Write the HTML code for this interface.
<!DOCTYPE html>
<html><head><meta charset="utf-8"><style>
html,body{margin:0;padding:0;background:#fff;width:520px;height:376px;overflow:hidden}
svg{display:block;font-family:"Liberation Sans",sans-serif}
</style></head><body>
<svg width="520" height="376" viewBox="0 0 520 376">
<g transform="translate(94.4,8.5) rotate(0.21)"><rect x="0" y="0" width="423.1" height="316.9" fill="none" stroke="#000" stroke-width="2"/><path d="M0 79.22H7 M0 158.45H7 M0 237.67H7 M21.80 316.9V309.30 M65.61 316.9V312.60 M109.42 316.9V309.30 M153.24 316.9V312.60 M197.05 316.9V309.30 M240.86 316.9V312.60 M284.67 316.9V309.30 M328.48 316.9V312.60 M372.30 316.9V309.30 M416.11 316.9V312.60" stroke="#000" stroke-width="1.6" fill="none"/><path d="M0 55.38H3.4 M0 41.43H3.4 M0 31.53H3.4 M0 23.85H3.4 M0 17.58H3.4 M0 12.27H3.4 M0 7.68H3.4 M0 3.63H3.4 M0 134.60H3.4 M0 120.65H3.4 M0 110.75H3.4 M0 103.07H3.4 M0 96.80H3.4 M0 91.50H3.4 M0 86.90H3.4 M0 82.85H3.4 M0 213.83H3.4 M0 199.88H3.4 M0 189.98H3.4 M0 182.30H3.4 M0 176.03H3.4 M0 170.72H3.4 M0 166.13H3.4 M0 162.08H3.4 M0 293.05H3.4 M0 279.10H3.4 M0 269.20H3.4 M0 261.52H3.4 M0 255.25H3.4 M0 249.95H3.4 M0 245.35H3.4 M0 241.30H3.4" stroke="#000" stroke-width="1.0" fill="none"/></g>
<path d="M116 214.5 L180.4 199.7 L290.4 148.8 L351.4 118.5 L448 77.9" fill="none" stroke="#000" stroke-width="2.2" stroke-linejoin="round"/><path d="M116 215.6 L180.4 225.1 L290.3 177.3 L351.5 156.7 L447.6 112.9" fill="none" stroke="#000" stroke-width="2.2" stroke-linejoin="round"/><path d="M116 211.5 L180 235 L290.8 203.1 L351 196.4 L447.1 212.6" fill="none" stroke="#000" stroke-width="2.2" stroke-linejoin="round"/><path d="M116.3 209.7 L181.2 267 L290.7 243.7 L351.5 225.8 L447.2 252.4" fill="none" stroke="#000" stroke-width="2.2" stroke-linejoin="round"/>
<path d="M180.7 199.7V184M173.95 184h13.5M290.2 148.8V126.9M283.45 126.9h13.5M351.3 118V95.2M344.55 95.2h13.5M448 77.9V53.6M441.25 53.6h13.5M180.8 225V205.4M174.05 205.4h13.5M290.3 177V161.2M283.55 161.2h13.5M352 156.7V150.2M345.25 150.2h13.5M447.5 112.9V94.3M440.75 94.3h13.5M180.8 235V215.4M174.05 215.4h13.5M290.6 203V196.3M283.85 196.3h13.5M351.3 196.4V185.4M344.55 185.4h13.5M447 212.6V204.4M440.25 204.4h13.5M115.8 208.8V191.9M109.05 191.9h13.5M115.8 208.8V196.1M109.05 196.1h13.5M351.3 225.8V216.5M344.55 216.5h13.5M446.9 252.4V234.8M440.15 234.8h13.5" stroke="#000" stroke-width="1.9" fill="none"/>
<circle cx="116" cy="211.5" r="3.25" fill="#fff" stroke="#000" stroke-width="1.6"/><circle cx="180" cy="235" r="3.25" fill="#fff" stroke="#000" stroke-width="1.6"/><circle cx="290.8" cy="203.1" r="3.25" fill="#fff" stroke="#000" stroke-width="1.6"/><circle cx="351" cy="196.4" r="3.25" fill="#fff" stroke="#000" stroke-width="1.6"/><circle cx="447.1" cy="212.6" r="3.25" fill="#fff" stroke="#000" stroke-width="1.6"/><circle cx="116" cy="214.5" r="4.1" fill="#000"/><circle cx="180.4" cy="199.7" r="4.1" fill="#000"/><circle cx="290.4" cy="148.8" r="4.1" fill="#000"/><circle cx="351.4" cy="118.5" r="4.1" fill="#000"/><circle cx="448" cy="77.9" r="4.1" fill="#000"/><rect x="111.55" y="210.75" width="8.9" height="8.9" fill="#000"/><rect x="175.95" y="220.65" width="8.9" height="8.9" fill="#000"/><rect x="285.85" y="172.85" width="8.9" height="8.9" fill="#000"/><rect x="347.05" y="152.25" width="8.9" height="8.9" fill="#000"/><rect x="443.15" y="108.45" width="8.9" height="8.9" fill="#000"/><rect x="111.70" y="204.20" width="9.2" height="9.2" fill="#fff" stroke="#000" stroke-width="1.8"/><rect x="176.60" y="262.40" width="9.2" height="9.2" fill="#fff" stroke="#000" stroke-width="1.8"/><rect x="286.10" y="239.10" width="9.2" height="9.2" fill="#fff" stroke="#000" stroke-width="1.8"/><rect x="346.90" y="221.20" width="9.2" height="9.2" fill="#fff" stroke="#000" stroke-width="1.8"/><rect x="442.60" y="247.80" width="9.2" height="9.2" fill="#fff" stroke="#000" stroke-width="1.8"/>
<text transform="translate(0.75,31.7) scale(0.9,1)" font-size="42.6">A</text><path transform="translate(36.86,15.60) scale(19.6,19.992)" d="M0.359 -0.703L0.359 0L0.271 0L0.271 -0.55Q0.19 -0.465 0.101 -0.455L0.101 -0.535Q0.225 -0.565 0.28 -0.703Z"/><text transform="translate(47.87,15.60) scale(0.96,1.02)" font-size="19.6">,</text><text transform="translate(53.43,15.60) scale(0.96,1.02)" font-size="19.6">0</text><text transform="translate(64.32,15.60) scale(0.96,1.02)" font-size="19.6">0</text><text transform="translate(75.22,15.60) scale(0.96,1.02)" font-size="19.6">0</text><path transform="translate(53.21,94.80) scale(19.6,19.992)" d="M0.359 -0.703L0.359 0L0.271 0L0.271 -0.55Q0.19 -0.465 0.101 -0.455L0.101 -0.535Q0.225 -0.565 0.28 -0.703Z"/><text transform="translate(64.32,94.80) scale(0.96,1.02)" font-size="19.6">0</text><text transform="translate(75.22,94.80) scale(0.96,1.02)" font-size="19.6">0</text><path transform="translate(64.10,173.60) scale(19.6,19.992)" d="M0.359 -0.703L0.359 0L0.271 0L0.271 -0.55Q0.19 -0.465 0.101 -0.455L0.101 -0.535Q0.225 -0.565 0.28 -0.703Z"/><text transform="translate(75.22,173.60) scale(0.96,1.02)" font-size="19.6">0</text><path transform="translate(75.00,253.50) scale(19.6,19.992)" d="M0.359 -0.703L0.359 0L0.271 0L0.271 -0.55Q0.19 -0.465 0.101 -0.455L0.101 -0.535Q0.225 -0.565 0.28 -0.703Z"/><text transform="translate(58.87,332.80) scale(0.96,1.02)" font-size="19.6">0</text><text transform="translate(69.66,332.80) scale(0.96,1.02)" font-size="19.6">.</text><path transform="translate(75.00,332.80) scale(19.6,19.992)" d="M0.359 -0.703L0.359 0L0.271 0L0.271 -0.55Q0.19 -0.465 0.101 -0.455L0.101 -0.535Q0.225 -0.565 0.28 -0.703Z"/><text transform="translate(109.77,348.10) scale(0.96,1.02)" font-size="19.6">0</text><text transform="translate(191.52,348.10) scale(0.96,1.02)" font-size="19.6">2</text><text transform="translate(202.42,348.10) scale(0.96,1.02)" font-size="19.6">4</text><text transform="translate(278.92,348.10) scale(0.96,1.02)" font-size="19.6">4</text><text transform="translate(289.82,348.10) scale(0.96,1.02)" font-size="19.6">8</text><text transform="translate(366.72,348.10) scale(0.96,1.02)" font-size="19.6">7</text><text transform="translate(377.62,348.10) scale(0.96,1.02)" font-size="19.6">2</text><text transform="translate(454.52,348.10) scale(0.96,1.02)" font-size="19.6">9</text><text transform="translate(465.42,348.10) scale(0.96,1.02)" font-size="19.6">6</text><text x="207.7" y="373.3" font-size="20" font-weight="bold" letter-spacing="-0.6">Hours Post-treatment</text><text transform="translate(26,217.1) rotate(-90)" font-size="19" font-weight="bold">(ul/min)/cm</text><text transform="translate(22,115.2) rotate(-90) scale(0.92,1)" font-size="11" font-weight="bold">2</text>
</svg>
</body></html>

--

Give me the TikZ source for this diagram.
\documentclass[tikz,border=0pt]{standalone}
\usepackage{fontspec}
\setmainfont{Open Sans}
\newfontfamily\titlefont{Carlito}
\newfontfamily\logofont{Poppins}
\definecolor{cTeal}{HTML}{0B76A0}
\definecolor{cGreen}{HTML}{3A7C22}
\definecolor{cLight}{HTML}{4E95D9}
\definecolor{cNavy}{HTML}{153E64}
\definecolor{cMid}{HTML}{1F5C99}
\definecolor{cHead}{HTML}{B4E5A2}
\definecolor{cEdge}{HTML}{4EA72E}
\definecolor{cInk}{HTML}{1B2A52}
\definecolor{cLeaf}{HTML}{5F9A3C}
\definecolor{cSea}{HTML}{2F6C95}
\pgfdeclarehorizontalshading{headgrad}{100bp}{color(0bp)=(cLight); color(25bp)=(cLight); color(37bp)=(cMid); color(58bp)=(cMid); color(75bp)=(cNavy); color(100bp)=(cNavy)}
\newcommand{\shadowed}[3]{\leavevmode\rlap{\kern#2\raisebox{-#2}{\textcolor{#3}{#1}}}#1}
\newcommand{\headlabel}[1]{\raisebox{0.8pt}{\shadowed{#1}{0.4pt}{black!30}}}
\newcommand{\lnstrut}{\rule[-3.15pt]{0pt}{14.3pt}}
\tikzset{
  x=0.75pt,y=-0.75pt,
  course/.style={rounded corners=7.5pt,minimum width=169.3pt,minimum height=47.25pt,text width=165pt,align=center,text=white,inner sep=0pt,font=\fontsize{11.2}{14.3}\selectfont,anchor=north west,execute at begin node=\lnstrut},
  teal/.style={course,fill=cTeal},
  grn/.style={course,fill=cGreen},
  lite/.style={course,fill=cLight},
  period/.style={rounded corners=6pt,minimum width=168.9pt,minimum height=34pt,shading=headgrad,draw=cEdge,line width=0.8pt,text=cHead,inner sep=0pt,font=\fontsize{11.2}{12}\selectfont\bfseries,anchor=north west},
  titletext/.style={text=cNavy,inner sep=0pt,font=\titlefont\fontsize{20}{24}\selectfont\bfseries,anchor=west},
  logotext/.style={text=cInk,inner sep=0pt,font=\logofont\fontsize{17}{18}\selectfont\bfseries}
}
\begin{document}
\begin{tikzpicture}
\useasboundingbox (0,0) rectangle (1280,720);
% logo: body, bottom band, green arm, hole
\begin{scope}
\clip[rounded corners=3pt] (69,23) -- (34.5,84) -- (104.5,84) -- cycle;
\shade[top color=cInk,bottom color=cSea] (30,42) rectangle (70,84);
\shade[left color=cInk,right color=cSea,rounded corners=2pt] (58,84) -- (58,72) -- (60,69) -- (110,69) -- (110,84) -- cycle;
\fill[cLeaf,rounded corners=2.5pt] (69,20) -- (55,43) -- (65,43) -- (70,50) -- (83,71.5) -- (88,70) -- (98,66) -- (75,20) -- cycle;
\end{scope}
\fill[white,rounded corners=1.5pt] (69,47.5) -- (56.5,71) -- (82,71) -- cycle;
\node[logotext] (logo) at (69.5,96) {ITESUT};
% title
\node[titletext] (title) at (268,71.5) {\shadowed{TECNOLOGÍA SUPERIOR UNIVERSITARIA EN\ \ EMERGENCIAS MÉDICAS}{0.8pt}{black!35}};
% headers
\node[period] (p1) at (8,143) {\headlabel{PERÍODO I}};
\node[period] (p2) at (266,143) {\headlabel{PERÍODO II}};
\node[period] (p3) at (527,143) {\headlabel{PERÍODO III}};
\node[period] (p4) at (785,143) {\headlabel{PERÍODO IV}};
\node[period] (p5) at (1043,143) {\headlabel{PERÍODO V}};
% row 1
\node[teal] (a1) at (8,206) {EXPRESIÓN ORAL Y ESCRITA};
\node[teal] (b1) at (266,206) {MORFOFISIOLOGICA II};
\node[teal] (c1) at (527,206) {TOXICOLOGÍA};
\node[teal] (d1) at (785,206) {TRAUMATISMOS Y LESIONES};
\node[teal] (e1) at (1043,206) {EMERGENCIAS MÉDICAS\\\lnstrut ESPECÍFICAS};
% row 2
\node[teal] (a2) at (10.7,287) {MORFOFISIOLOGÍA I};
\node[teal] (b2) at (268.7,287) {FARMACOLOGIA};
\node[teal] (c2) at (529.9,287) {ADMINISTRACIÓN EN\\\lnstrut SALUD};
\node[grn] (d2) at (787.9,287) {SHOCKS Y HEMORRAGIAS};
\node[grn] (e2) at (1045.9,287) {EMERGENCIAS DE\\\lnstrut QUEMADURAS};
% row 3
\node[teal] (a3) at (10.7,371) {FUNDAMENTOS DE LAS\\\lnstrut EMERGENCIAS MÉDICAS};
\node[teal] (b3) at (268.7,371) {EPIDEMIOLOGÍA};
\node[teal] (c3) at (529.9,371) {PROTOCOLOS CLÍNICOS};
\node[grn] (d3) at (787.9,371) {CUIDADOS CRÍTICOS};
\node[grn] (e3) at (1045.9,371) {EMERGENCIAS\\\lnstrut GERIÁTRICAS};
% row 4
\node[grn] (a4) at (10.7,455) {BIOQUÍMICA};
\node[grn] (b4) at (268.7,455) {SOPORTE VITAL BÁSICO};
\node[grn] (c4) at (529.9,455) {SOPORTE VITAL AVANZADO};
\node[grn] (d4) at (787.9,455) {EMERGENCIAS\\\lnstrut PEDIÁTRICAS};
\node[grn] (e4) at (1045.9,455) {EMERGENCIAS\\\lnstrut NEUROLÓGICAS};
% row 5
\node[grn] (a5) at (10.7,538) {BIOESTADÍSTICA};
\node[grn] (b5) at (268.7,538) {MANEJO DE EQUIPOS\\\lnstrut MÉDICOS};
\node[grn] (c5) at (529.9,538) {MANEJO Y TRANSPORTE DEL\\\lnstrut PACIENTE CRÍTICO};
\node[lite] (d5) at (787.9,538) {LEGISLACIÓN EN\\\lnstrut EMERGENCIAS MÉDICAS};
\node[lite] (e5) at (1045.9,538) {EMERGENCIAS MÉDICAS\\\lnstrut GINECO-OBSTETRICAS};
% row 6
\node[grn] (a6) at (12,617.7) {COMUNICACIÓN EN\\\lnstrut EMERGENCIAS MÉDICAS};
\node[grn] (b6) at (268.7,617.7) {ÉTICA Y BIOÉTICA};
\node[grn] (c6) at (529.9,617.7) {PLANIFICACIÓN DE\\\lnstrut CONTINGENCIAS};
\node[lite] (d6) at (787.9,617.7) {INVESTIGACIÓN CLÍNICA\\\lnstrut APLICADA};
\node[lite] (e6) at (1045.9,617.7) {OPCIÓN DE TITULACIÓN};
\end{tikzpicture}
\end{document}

--

◆ DESCRIPTION OF THE TASK
Ascertain the number of lines in the entries that include the word "this", and report only that number.

◆ EXERCISE RESPONSE
2